В это время и появилось такое чудесное название, как «русский шансон». Называть блатняк блатняком стало как-то слишком… немаркетингово. Было нужно более красивое название. И кто-то вспомнил, что во Франции есть некий аналог городского романса, типа песен за жизнь, и называется «шансон». Словечко было немедленно стибрено, снабжено эпитетом «русский» и прилеплено к жанру.
В конце 2000-х и в нулевые продюсеры решили избавить блатняк не только от блатного названия, но и от блатного содержания. Стали возрождать некое подобие старого городского романса — но именно некое подобие, густо замешанное на попсе и дешёвой романтике для сорокалетних и малообеспеченных. Типичные представители шансона этой волны — Михайлов, Ваенга и им подобные. К концу 2010-х даже участилось именование сих поделий «городским романсом» — слово «шансон» теперь уже казалось слишком грубым.
« | Владимирский централ, ветер северный, этапом из Твери, зла немеряно... | » |
— Это Круг, "старый" продюсерский шансон |
« | Я для тебя из хрусталя построю замок, я для тебя из янтаря построю дом... | » |
— Это Королёв, песня 2010-х |
Есть разница?
Но вернёмся в СССР
Отвлечёмся от невысоких материй и вернемся в годы оттепели, но теперь полюбопытствуем, что там было этажом выше. Чем жила и что пела интеллигенция? Как уже отмечалось, популярным среди интеллигентов фрондёрским жанром была политическая псевдоблатная песня, развившаяся на фоне разоблачения культа личности. Она стала одним из субстратов, на котором выросла песня бардовская. Другим субстратом стала песня туристическая. В те же оттепельные годы среди советских студентов распространилась мода на туризм, походы, песни под гитару у костра, из которой выросло целое движение. В принципе, ничего нового в этом не было — полувеком раньше на совершенно аналогичной почве в Германии выросло движение «Бюндише югенд». Молодёжь выезжала в леса, преодолевала трудности днём и отдыхала и веселилась вечером — и практически всегда они брали с собой семиструнные гитары, на которых исполнялся типичный репертуар данного инструмента. Однако хотелось чего-то более возвышенного, чем старая, заезженная «Маруся отравилась»! И они стали сочинять. Поэтому новая песня стала называться авторской.
Именно на этом этапе в новый жанр замешалась псевдоблатная диссидентщина — тот же «Товарищ Сталин» Алешковского был настоящим хитом ночных костров конца 1950-х. Но если политическую фронду восприняли не все барды, то музыкальную основу городского романса и блатняка — все без исключения. Другого-то ничего не было! Был джаз, который играть очень сложно и который не предназначен для русской семиструнки. Был рок-н-ролл, который весь на английском и на «костях» — самодельных пластинках из рентгеновских снимков, которые ещё поди достань.
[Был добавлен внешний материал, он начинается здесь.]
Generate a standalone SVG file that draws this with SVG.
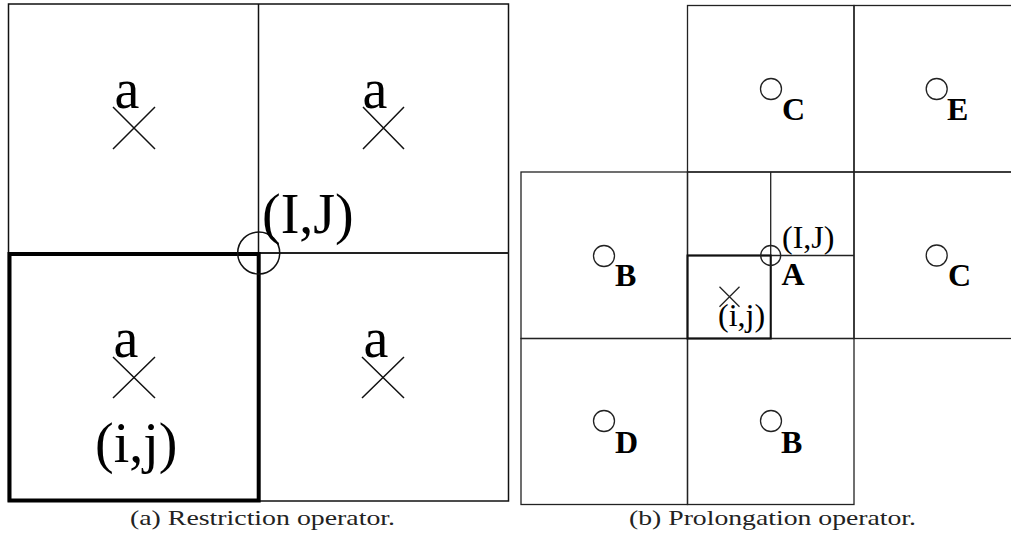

В общем, не прижились тогда западные веяния. Музыкальная основа нарождающейся бардовской песни была всё та же: три аккорда Am-Dm-E(7), только к ним еще примешали мажорных C-F-G. На этом и писали свои первые песни Визбор, Окуджава и Матвеева. Поскольку барды были в основном интеллигенцией, достаточно обеспечены и технически образованы, и имели доступ к появившимся в те годы новинкам — магнитофонам, практически сразу они прибегли к услугам «магнитиздата».
По стране появились клубы самодеятельной песни (КСП). Учили там простейшим приёмам игры на гитаре — тем шести аккордам, боям и «блатному перебору» (без изменений позаимствованному из блатняка), а кроме того — как ходить в походы и лезть в горы, разбивать палатки и жечь костры. Движение КСП получило широчайшее распространение и проникло даже в официальную советскую культуру — наименее политизированные, наиболее позитивные песни стали играть по радио и включать в звуковые дорожки фильмов. Конечно, острополитическим бардам-фрондёрам вроде Галича нечего было и думать на такое рассчитывать — но к тем же Окуджаве с Визбором советская власть отнеслась благосклонно. Окуджаве настолько благоволили, что на основе его песни «Десятый наш десантный батальон», включенной в саундтрек фильма «Белорусский вокзал», даже написали официальный военный марш Воздушно-десантных войск, переложив гитарные аккорды в музыку для военного духового оркестра.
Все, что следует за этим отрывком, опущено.